Exercise instructions — Wherever "seaborn" appears in a line, list that line.

Dataset extract —
[start]
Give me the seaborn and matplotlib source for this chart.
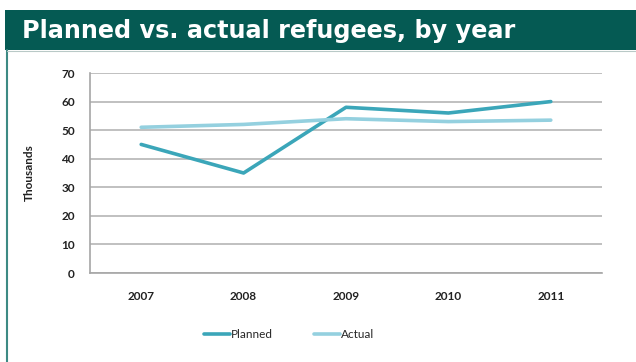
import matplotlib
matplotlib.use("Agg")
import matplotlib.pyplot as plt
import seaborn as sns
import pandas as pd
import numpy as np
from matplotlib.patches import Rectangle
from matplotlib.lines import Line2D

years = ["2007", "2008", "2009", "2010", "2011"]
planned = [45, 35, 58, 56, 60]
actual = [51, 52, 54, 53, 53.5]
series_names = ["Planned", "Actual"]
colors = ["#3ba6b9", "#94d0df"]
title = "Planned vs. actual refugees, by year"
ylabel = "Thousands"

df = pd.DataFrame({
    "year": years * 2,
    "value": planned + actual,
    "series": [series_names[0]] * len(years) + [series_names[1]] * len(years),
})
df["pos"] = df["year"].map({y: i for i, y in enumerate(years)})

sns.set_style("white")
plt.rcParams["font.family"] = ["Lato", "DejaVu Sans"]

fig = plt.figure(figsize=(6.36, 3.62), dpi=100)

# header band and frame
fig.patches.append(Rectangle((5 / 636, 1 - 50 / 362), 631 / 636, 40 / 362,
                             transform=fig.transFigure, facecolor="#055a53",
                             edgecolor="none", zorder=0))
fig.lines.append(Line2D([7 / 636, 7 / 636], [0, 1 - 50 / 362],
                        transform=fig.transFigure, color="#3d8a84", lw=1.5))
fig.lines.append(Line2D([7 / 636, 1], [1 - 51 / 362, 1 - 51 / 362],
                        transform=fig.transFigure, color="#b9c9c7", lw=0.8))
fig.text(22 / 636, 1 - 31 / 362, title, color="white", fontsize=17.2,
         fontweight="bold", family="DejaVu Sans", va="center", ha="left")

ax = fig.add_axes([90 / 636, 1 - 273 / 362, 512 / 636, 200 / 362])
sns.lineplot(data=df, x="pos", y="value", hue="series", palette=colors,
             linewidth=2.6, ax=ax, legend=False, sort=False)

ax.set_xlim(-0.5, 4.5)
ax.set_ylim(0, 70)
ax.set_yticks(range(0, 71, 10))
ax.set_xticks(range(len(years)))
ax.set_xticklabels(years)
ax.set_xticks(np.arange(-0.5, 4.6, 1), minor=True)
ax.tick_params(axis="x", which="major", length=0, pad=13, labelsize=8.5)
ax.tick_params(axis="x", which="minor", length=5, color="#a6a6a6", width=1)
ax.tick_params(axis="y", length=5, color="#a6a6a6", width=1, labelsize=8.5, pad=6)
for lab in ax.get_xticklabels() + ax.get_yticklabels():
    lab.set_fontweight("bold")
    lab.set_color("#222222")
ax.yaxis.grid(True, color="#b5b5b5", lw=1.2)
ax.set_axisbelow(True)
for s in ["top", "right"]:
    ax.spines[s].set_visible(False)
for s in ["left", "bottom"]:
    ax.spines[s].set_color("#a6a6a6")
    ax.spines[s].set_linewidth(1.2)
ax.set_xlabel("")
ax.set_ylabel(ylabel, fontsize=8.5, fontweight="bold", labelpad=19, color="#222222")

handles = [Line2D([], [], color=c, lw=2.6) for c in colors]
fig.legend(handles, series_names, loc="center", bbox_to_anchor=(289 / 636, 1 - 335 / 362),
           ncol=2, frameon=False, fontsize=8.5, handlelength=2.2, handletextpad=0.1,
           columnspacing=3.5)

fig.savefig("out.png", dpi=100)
[end]
Exercise result —
Give me the seaborn and matplotlib source for this chart.
import seaborn as sns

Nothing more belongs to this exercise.